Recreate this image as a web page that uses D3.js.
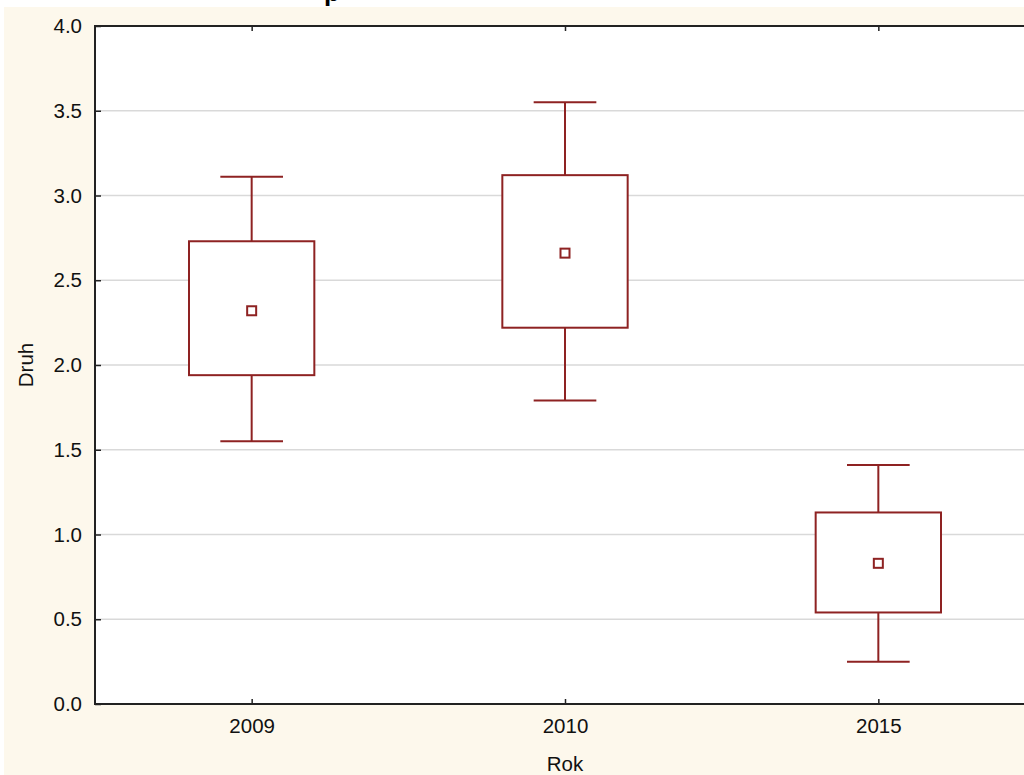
<!DOCTYPE html>
<html>
<head>
<meta charset="utf-8">
<script src="https://cdn.jsdelivr.net/npm/d3@7"></script>
<style>
  html, body { margin: 0; padding: 0; background: #ffffff; overflow: hidden; }
  text { font-family: "Liberation Sans", Arial, sans-serif; }
</style>
</head>
<body>
<svg id="chart" width="1024" height="775"></svg>
<script>
// ---- data ----
const categories   = ["2009", "2010", "2015"];
const means        = [2.32, 2.66, 0.83];
const boxLow       = [1.94, 2.22, 0.54];
const boxHigh      = [2.73, 3.12, 1.13];
const whiskerLow   = [1.55, 1.79, 0.25];
const whiskerHigh  = [3.11, 3.55, 1.41];
const yTickValues  = [0, 0.5, 1.0, 1.5, 2.0, 2.5, 3.0, 3.5, 4.0];
const titleText    = "p";
const xTitle       = "Rok";
const yTitle       = "Druh";

const svg = d3.select("#chart");
const W = 1024, H = 775;
const plot = { left: 95, top: 26, right: 1035, bottom: 704 };
const cream = "#fdf8ec";
const boxColor = "#8e2222";

// background
svg.append("rect").attr("x", 0).attr("y", 0).attr("width", W).attr("height", H).attr("fill", "#ffffff");
svg.append("rect").attr("x", 4).attr("y", 7).attr("width", W - 4).attr("height", H - 7).attr("fill", cream);

// partially visible title (only its descender shows)
svg.append("text").attr("x", 324).attr("y", 1)
  .attr("font-size", 26).attr("font-weight", "bold").attr("fill", "#000")
  .text(titleText);

// plot area
svg.append("rect").attr("x", plot.left).attr("y", plot.top)
  .attr("width", plot.right - plot.left).attr("height", plot.bottom - plot.top)
  .attr("fill", "#ffffff");

const x = d3.scalePoint().domain(categories).range([plot.left, plot.right]).padding(0.5);
const step = x.step();
const y = d3.scaleLinear().domain([0, 4]).range([plot.bottom, plot.top]);

// gridlines
svg.append("g").selectAll("line")
  .data(yTickValues.filter(v => v > 0 && v < 4))
  .join("line")
  .attr("x1", plot.left).attr("x2", plot.right)
  .attr("y1", d => y(d)).attr("y2", d => y(d))
  .attr("stroke", "#d9d9d9").attr("stroke-width", 1.5);

// y axis
const yAxis = d3.axisLeft(y).tickValues(yTickValues).tickFormat(d3.format(".1f")).tickSize(-6).tickPadding(13);
const gy = svg.append("g").attr("transform", `translate(${plot.left},0)`).call(yAxis);
gy.select(".domain").remove();
gy.selectAll(".tick line").attr("stroke", "#222").attr("stroke-width", 1.5);
gy.selectAll(".tick text").attr("font-size", 20.5).attr("fill", "#111")
  .style("font-family", "'Liberation Sans', Arial, sans-serif");

// x axis (bottom)
const xAxis = d3.axisBottom(x).tickSize(-5).tickPadding(14);
const gx = svg.append("g").attr("transform", `translate(0,${plot.bottom})`).call(xAxis);
gx.select(".domain").remove();
gx.selectAll(".tick line").attr("stroke", "#222").attr("stroke-width", 1.5);
gx.selectAll(".tick text").attr("font-size", 20.5).attr("fill", "#111")
  .style("font-family", "'Liberation Sans', Arial, sans-serif");

// top ticks
const xAxisTop = d3.axisTop(x).tickSize(-5).tickFormat("");
const gxt = svg.append("g").attr("transform", `translate(0,${plot.top})`).call(xAxisTop);
gxt.select(".domain").remove();
gxt.selectAll(".tick line").attr("stroke", "#222").attr("stroke-width", 1.5);

// plot frame
svg.append("rect").attr("x", plot.left).attr("y", plot.top)
  .attr("width", plot.right - plot.left).attr("height", plot.bottom - plot.top)
  .attr("fill", "none").attr("stroke", "#222").attr("stroke-width", 2);

// boxes
const data = categories.map((c, i) => ({
  c, mean: means[i], lo: boxLow[i], hi: boxHigh[i], wlo: whiskerLow[i], whi: whiskerHigh[i]
}));
const boxW = step * 0.4;
const capW = step * 0.2;
const g = svg.append("g").attr("stroke", boxColor).attr("stroke-width", 2).attr("fill", "none");
const grp = g.selectAll("g.box").data(data).join("g").attr("class", "box");

grp.append("line")
  .attr("x1", d => x(d.c)).attr("x2", d => x(d.c))
  .attr("y1", d => y(d.whi)).attr("y2", d => y(d.hi));
grp.append("line")
  .attr("x1", d => x(d.c)).attr("x2", d => x(d.c))
  .attr("y1", d => y(d.lo)).attr("y2", d => y(d.wlo));
grp.append("line")
  .attr("x1", d => x(d.c) - capW / 2).attr("x2", d => x(d.c) + capW / 2)
  .attr("y1", d => y(d.whi)).attr("y2", d => y(d.whi));
grp.append("line")
  .attr("x1", d => x(d.c) - capW / 2).attr("x2", d => x(d.c) + capW / 2)
  .attr("y1", d => y(d.wlo)).attr("y2", d => y(d.wlo));
grp.append("rect")
  .attr("x", d => x(d.c) - boxW / 2).attr("width", boxW)
  .attr("y", d => y(d.hi)).attr("height", d => y(d.lo) - y(d.hi))
  .attr("fill", "#ffffff");
grp.append("rect")
  .attr("x", d => x(d.c) - 4.5).attr("width", 9)
  .attr("y", d => y(d.mean) - 4.5).attr("height", 9)
  .attr("fill", "#ffffff");

// axis titles
svg.append("text").attr("x", x("2010")).attr("y", 771)
  .attr("text-anchor", "middle").attr("font-size", 20.5).attr("fill", "#111").text(xTitle);
svg.append("text")
  .attr("transform", `translate(33,${(plot.top + plot.bottom) / 2}) rotate(-90)`)
  .attr("text-anchor", "middle").attr("font-size", 20.5).attr("fill", "#111").text(yTitle);
</script>
</body>
</html>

AIM OF THE EXERCISE — Set down the material above as is, without any pictures.

WRITTEN REPLY —
Recreate this image as a web page that uses D3.js.
<!DOCTYPE html>
<html>
<head>
<meta charset="utf-8">
<script src="https://cdn.jsdelivr.net/npm/d3@7"></script>
<style>
  html, body { margin: 0; padding: 0; background: #ffffff; overflow: hidden; }
  text { font-family: "Liberation Sans", Arial, sans-serif; }
</style>
</head>
<body>
<svg id="chart" width="1024" height="775"></svg>
<script>
// ---- data ----
const categories   = ["2009", "2010", "2015"];
const means        = [2.32, 2.66, 0.83];
const boxLow       = [1.94, 2.22, 0.54];
const boxHigh      = [2.73, 3.12, 1.13];
const whiskerLow   = [1.55, 1.79, 0.25];
const whiskerHigh  = [3.11, 3.55, 1.41];
const yTickValues  = [0, 0.5, 1.0, 1.5, 2.0, 2.5, 3.0, 3.5, 4.0];
const titleText    = "p";
const xTitle       = "Rok";
const yTitle       = "Druh";

const svg = d3.select("#chart");
const W = 1024, H = 775;
const plot = { left: 95, top: 26, right: 1035, bottom: 704 };
const cream = "#fdf8ec";
const boxColor = "#8e2222";

// background
svg.append("rect").attr("x", 0).attr("y", 0).attr("width", W).attr("height", H).attr("fill", "#ffffff");
svg.append("rect").attr("x", 4).attr("y", 7).attr("width", W - 4).attr("height", H - 7).attr("fill", cream);

// partially visible title (only its descender shows)
svg.append("text").attr("x", 324).attr("y", 1)
  .attr("font-size", 26).attr("font-weight", "bold").attr("fill", "#000")
  .text(titleText);

// plot area
svg.append("rect").attr("x", plot.left).attr("y", plot.top)
  .attr("width", plot.right - plot.left).attr("height", plot.bottom - plot.top)
  .attr("fill", "#ffffff");

const x = d3.scalePoint().domain(categories).range([plot.left, plot.right]).padding(0.5);
const step = x.step();
const y = d3.scaleLinear().domain([0, 4]).range([plot.bottom, plot.top]);

// gridlines
svg.append("g").selectAll("line")
  .data(yTickValues.filter(v => v > 0 && v < 4))
  .join("line")
  .attr("x1", plot.left).attr("x2", plot.right)
  .attr("y1", d => y(d)).attr("y2", d => y(d))
  .attr("stroke", "#d9d9d9").attr("stroke-width", 1.5);

// y axis
const yAxis = d3.axisLeft(y).tickValues(yTickValues).tickFormat(d3.format(".1f")).tickSize(-6).tickPadding(13);
const gy = svg.append("g").attr("transform", `translate(${plot.left},0)`).call(yAxis);
gy.select(".domain").remove();
gy.selectAll(".tick line").attr("stroke", "#222").attr("stroke-width", 1.5);
gy.selectAll(".tick text").attr("font-size", 20.5).attr("fill", "#111")
  .style("font-family", "'Liberation Sans', Arial, sans-serif");

// x axis (bottom)
const xAxis = d3.axisBottom(x).tickSize(-5).tickPadding(14);
const gx = svg.append("g").attr("transform", `translate(0,${plot.bottom})`).call(xAxis);
gx.select(".domain").remove();
gx.selectAll(".tick line").attr("stroke", "#222").attr("stroke-width", 1.5);
gx.selectAll(".tick text").attr("font-size", 20.5).attr("fill", "#111")
  .style("font-family", "'Liberation Sans', Arial, sans-serif");

// top ticks
const xAxisTop = d3.axisTop(x).tickSize(-5).tickFormat("");
const gxt = svg.append("g").attr("transform", `translate(0,${plot.top})`).call(xAxisTop);
gxt.select(".domain").remove();
gxt.selectAll(".tick line").attr("stroke", "#222").attr("stroke-width", 1.5);

// plot frame
svg.append("rect").attr("x", plot.left).attr("y", plot.top)
  .attr("width", plot.right - plot.left).attr("height", plot.bottom - plot.top)
  .attr("fill", "none").attr("stroke", "#222").attr("stroke-width", 2);

// boxes
const data = categories.map((c, i) => ({
  c, mean: means[i], lo: boxLow[i], hi: boxHigh[i], wlo: whiskerLow[i], whi: whiskerHigh[i]
}));
const boxW = step * 0.4;
const capW = step * 0.2;
const g = svg.append("g").attr("stroke", boxColor).attr("stroke-width", 2).attr("fill", "none");
const grp = g.selectAll("g.box").data(data).join("g").attr("class", "box");

grp.append("line")
  .attr("x1", d => x(d.c)).attr("x2", d => x(d.c))
  .attr("y1", d => y(d.whi)).attr("y2", d => y(d.hi));
grp.append("line")
  .attr("x1", d => x(d.c)).attr("x2", d => x(d.c))
  .attr("y1", d => y(d.lo)).attr("y2", d => y(d.wlo));
grp.append("line")
  .attr("x1", d => x(d.c) - capW / 2).attr("x2", d => x(d.c) + capW / 2)
  .attr("y1", d => y(d.whi)).attr("y2", d => y(d.whi));
grp.append("line")
  .attr("x1", d => x(d.c) - capW / 2).attr("x2", d => x(d.c) + capW / 2)
  .attr("y1", d => y(d.wlo)).attr("y2", d => y(d.wlo));
grp.append("rect")
  .attr("x", d => x(d.c) - boxW / 2).attr("width", boxW)
  .attr("y", d => y(d.hi)).attr("height", d => y(d.lo) - y(d.hi))
  .attr("fill", "#ffffff");
grp.append("rect")
  .attr("x", d => x(d.c) - 4.5).attr("width", 9)
  .attr("y", d => y(d.mean) - 4.5).attr("height", 9)
  .attr("fill", "#ffffff");

// axis titles
svg.append("text").attr("x", x("2010")).attr("y", 771)
  .attr("text-anchor", "middle").attr("font-size", 20.5).attr("fill", "#111").text(xTitle);
svg.append("text")
  .attr("transform", `translate(33,${(plot.top + plot.bottom) / 2}) rotate(-90)`)
  .attr("text-anchor", "middle").attr("font-size", 20.5).attr("fill", "#111").text(yTitle);
</script>
</body>
</html>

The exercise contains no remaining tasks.